My brother remembered this. The no-hitters, the headlines, Dick Young, Mel Allen. He remembered it all so well that when I told him what I'd written about that day at Yankee Stadium, he said, "But you forgot Casey Stengel! Remember what he said when he found out about the strikeouts?" I didn't remember. "He said, 'I guess your fellas don't need no gloves when you pitch.'"

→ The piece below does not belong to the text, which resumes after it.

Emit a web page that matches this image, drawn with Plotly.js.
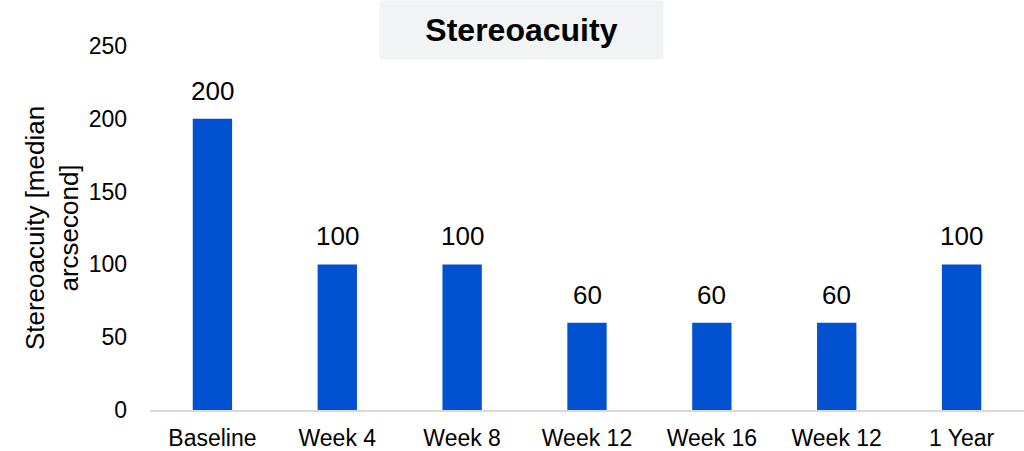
<!DOCTYPE html>
<html>
<head>
<meta charset="utf-8">
<script src="https://cdn.plot.ly/plotly-3.0.1.min.js"></script>
<style>html,body{margin:0;padding:0;background:#fff;}#chart{width:1024px;height:451px;}</style>
</head>
<body>
<div id="chart"></div>
<script>
const categories = ["Baseline", "Week 4", "Week 8", "Week 12", "Week 16", "Week 12", "1 Year"];
const values = [200, 100, 100, 60, 60, 60, 100];
const yTicks = [0, 50, 100, 150, 200, 250];

const positions = categories.map((c, i) => i);
const FONT = "Liberation Sans, Arial, sans-serif";

const trace = {
  type: "bar",
  x: positions,
  y: values,
  width: 0.315,
  marker: {color: "#0251D0"},
  hoverinfo: "none"
};

const labelAnnotations = values.map((v, i) => ({
  xref: "x", yref: "y",
  x: positions[i], y: v,
  xanchor: "center", yanchor: "bottom",
  text: String(v),
  showarrow: false,
  yshift: 11,
  font: {family: FONT, size: 26, color: "#000"}
}));

const layout = {
  width: 1024,
  height: 451,
  margin: {l: 150, r: 0, t: 46, b: 41},
  paper_bgcolor: "#ffffff",
  plot_bgcolor: "#ffffff",
  showlegend: false,
  font: {family: FONT, size: 20, color: "#000"},
  xaxis: {
    range: [-0.5, 6.5],
    tickmode: "array",
    tickvals: positions,
    ticktext: categories,
    showgrid: false,
    zeroline: false,
    showline: true,
    linecolor: "#D9D9D9",
    linewidth: 1.5,
    ticks: "",
    ticklabelstandoff: 7,
    tickfont: {size: 23, color: "#000"},
    fixedrange: true
  },
  yaxis: {
    range: [0, 250],
    tickmode: "array",
    tickvals: yTicks,
    ticktext: yTicks.map(String),
    showgrid: false,
    zeroline: false,
    showline: false,
    ticks: "",
    ticklabelstandoff: 22,
    tickfont: {size: 23, color: "#000"},
    title: {text: "Stereoacuity [median<br>arcsecond]", font: {size: 26, color: "#000"}, standoff: 2},
    fixedrange: true
  },
  annotations: labelAnnotations.concat([{
    xref: "paper", yref: "paper",
    x: (521.5 - 150) / 874, y: 1,
    xanchor: "center", yanchor: "middle",
    text: "<b>Stereoacuity</b>",
    font: {family: FONT, size: 32, color: "#000"},
    showarrow: false,
    bgcolor: "#F2F3F5",
    width: 281,
    height: 56,
    yshift: 16
  }])
};

Plotly.newPlot("chart", [trace], layout, {displayModeBar: false, staticPlot: true});
</script>
</body>
</html>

What I had been is still clear to my brother. It is a picture whose lines have been redrawn so often, retracing identical successes year after year, that it has become etched in his memory. He never saw those lines erased during my years in the minor leagues and then somehow redrawn, without his knowledge, until what they defined when I was released by the Braves in 1962 was something unrecognizable to him. That was why he urged me to make a comeback so soon after I had left baseball. He would not accept the fact that I had lost it all in only four years. It would take only a little practice, he said. We could work out on his lunch hour. He would have me throwing like my old self again. That was the phrase he used: throwing like my old self. Then, when I was ready, he would pick some Sunday afternoon and some team in the Senior City League, and would inform the newspapers and the scouts he knew that I would pitch that day. And after the game, after I had struck out 13 or 14 batters, the scouts would be only too eager to sign me again. "Maybe even another bonus," my brother said, only half-kidding. "But smaller, naturally."
The high school field where we threw was always deserted at noon. I would arrive first, to claim the field, then wait for George. I passed those agonizing minutes pacing from the pitcher's mound and back again, praying that no one else would show up, would intrude on this routine, our ritual, wishing my brother would hurry so we could get it over with and I could flee. He would then pull up in his new air-conditioned car. A successful lawyer now, approaching forty, with a touch of gray in his wiry hair, which he still wore in a crew cut. He had fleshed out a lot and was no longer gangling. Still, he was six feet, four inches tall and very sturdy looking. Unbreakable is the word that perhaps best described him, still describes him. He played sports mechanically, as if by memory but not instinct. He moved stiffly, his back a poker that seemed incapable of bending. He seemed incapable of bending, of ever breaking — as I had in the minor leagues. (His argument for my attempting this comeback was brief, "You aren't going to quit, are you?") He wore dark-rimmed glasses and a snazzy bow tie. He would take off his jacket, some Scottish plaid from the racks of J. Press in New Haven, and fold it neatly over a bench. Then he would roll up the sleeves of his shirt. Very carefully, fold after even fold, past his elbows, that same white, button-down shirt, the gesture suddenly calming me, reassuring me. Then we would begin throwing as we had so many times before.